The Act does not contain a statutory definition for the dissolution of a partnership, but the term is used to refer to the end of the partnership. There are two types of dissolution, either technical or general.

Technical dissolution occurs when there is a change in the composition of the partnership. Examples of this would be if a partner retires or dies or a new partner is admitted to the partnership. Effectively this means that the partnership in existence before the change in composition is deemed to have dissolved but that the new partnership will continue the business of the dissolved partnership. In such instances there is no need to wind up the partnership’s affairs.

A general dissolution of the partnership occurs where a partnership is dissolved and is then followed by a winding up of its affairs. The dissolution can take place by:

  • By an order of the Court;
  • By a partner giving notice (subject to an agreement to the contrary);
  • The expiry of a fixed term;
  • By completion of the stated purpose of the partnership;
  • The death or bankruptcy of a partner (subject to an agreement to the contrary in which case the event will only result in the technical dissolution of the partnership);
  • By a charging order (this is at the option of the partners);
  • If something occurs which makes it unlawful to carry on the partnership. An example of this would be a change in the law; or
  • By the agreement of the partners.
LLPs

A limited liability partnership (“LLP”) is a body corporate which has been formed under the Limited Liability Partnerships Act 2000 (“LLPA 2000”). The LLPA 2000 came into force on 6 April 2001.

The law applicable to LLPs is modified company law as opposed to partnership law.
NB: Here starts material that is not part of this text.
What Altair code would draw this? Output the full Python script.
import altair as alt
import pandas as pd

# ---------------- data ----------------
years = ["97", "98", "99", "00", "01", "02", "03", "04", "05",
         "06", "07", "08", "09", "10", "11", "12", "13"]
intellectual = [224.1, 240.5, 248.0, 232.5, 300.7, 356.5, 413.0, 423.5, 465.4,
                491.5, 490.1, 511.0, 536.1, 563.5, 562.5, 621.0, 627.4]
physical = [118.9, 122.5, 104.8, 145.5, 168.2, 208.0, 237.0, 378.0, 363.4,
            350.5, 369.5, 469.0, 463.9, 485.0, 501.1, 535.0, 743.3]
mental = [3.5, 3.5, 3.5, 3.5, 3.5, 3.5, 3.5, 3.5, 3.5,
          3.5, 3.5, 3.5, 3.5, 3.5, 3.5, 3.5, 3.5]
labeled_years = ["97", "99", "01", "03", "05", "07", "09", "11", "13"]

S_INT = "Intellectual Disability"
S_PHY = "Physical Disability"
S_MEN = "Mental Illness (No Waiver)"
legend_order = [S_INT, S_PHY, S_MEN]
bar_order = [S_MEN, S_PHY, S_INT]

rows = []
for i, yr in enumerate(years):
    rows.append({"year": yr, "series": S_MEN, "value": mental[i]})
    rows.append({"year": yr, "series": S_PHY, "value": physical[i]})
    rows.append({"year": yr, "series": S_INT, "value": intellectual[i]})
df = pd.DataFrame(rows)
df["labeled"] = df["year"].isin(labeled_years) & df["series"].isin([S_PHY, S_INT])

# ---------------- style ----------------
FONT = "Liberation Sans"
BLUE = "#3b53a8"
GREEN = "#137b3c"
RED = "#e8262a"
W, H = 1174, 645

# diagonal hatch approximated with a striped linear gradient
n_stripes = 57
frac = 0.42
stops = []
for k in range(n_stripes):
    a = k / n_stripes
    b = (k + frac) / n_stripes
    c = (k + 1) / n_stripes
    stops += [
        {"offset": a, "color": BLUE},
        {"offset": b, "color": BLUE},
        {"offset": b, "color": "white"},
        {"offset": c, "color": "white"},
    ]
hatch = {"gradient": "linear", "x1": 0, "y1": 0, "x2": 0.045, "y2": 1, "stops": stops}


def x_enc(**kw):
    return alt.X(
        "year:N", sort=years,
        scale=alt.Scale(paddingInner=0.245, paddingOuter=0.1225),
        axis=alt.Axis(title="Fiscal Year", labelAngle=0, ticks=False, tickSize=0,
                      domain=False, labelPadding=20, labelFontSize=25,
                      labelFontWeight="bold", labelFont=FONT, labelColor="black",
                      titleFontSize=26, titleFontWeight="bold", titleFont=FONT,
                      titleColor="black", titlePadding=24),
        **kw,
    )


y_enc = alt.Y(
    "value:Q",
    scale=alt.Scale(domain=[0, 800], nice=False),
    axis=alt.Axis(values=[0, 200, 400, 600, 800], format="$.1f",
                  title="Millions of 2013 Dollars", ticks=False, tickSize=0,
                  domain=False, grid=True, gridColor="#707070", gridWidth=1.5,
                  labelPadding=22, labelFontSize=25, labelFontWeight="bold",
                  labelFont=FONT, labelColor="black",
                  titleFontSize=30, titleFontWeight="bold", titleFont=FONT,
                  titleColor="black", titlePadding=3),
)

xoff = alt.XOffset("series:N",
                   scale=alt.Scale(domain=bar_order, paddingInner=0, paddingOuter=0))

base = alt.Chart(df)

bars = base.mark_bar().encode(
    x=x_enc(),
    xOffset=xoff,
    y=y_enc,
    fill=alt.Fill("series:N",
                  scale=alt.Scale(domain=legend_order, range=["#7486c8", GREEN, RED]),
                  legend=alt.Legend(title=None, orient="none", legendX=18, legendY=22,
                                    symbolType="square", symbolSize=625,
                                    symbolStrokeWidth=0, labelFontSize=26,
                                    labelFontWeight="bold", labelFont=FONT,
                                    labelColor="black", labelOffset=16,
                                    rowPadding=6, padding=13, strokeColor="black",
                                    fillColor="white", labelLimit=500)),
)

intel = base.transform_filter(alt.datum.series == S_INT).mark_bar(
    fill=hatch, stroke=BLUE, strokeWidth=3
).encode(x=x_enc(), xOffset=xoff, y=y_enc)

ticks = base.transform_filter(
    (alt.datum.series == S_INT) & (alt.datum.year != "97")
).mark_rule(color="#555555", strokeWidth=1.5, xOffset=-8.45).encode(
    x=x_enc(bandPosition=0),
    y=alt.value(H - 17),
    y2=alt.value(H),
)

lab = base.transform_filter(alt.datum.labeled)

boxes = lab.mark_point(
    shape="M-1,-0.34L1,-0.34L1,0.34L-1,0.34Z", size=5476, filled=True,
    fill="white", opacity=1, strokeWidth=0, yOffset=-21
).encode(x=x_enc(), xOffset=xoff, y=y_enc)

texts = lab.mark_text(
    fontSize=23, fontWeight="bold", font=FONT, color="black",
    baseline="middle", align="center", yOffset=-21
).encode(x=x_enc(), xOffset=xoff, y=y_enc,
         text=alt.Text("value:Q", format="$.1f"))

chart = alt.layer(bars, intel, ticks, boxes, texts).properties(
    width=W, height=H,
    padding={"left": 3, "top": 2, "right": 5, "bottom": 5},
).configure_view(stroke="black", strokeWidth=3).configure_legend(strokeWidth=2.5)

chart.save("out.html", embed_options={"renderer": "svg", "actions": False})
In particular they are governed by the following:

  • The Limited Liability Partnerships Regulations 2001 (“LLPR 2001”) apply provisions of partnership law to LLPs;
  • The Limited Liability Partnerships (Application of Companies Act 2006) Regulations 2009 apply many parts of the Companies Act 2006 (“CA 2006”), with modifications, to LLPs; and
  • The Limited Liability Partnerships (Accounts & Audit) (Application of the CA 2006) Regulations apply parts of the CA 2006 in relation to the accounts and audits of LLPs.

Forming an LLP

The process to incorporate an LLP is similar to that for a company. For an LLP to be incorporated there are three requirements, namely that:

  • There must be two or more persons who have subscribed their names on the incorporation documents for the LLP stating that they are intending to carry on a lawful business with a view to making a profit;
  • That the incorporation documents must be submitted to Companies House along with the fee; and
  • That the statement which states that two or more persons are going to be carrying out a lawful business with a view to making profit has been complied with.
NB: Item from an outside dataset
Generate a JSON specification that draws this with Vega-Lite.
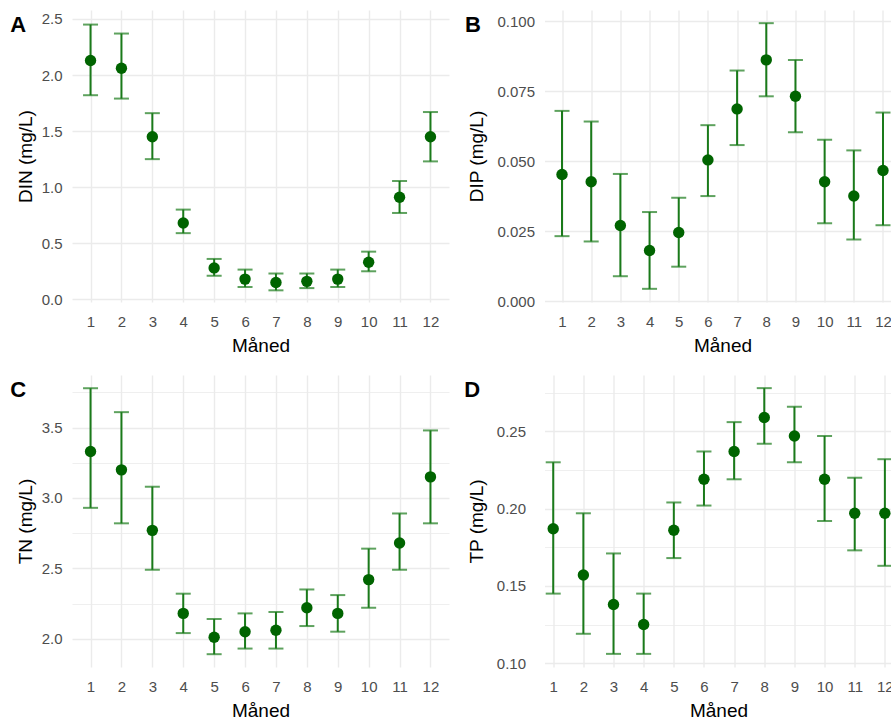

It must be noted that the LLPA 2000 and the CA 2006 (as modified by the LLPR 2001) contain certain provisions in relation to permitted names for LLPs. The LLPR 2001 provides that certain provision of the Company and Business Names (Miscellaneous Provisions) Regulations 2009 also applies to LLPs.
Once Companies House are satisfied that the requirements of the LLPA 2000 have been satisfied then they will:

  • Register the incorporation documents; and
  • Provide a certificate of incorporation for the LLP.

LLP agreements

If there is no LLP agreement in place then the LLPR 2001 sets out the default provisions which will apply to the operation of the LLP.

Therefore, in most cases the members of an LLP will enter into an LLP agreement which contains bespoke provisions which either vary or override the default provisions of the LLPR 2001. As is the case with partnership agreements, the LLP agreement is a private document and does not require public disclosure.

Trading disclosures

Unlike a general partnership which does not have to publicly disclose or file any information an LLP is under similar obligations to that of a company with regards to its trading disclosures and filing obligation.

Striking off

An LLP can be struck off pursuant to part 31 of the CA 2006 (as modified by the LLPA 2000) in an administrative procedure that can be brought either:

  • Voluntarily by the LLP’s members; or
  • By the Registrar of Companies where it appears to them that the LLP is no longer in business or in operation.

Voluntary strike off

All LLP’s are able to make an application to the Registrar of Companies for them to be struck off the register and dissolved.

The application to strike off the LLP can be made on the standard Companies House form and submitted to them. This will then trigger a set process which includes the proposed striking off being published. This allows interested parties an opportunity to oppose the strike off.

If no objections are raised to the striking off of the LLP then the LLP will be struck of the Register of Companies not less than three months after the first public notice of the proposed strike off was made.

Registrar’s ability to strike off an LLP

If the Registrar has reasonable cause to believe that an LLP is not carrying on a business or is no longer in operation then they have the ability to strike off the LLP.

Usually this is only instigated by the Registrar of Companies if the LLP has failed to make it statutory fillings with a reasonable time of the filing deadlines.

Administrative restoration of an LLP

In instances where the LLP has been struck off at Companies House it may be possible to make an application for it to be restored by using the administrative restoration procedure. There are a number of reasons why an LLP may need to restored and these can range from the fact that the LLP was still carrying on a business or was in operation at the time it was struck off. Alternatively it may be that when the LLP was struck off that the LLP owned property which is now vested as bona vacantia.

This procedure was introduced by the CA 2006 as a method to restore the LLP without the need to go to Court. However, it must be noted that this procedure can only be used when certain criteria are met. If the criteria are not met then an application may be made to Court.

Restoration of an LLP by virtue of a Court order

Where administrative restoration is unavailable for an LLP it may be possible to make an application to Court for an order to restore the LLP to the register at Companies House. Again, there are a multitude of reasons as to why an LLP may be restored by virtue of a Court order and these include it being necessary to bring a claim against the LLP, that the LLP was still carrying on a business when it was struck of by the Registrar of Companies or that there may still be property within the LLP which has now vested bona vacantia.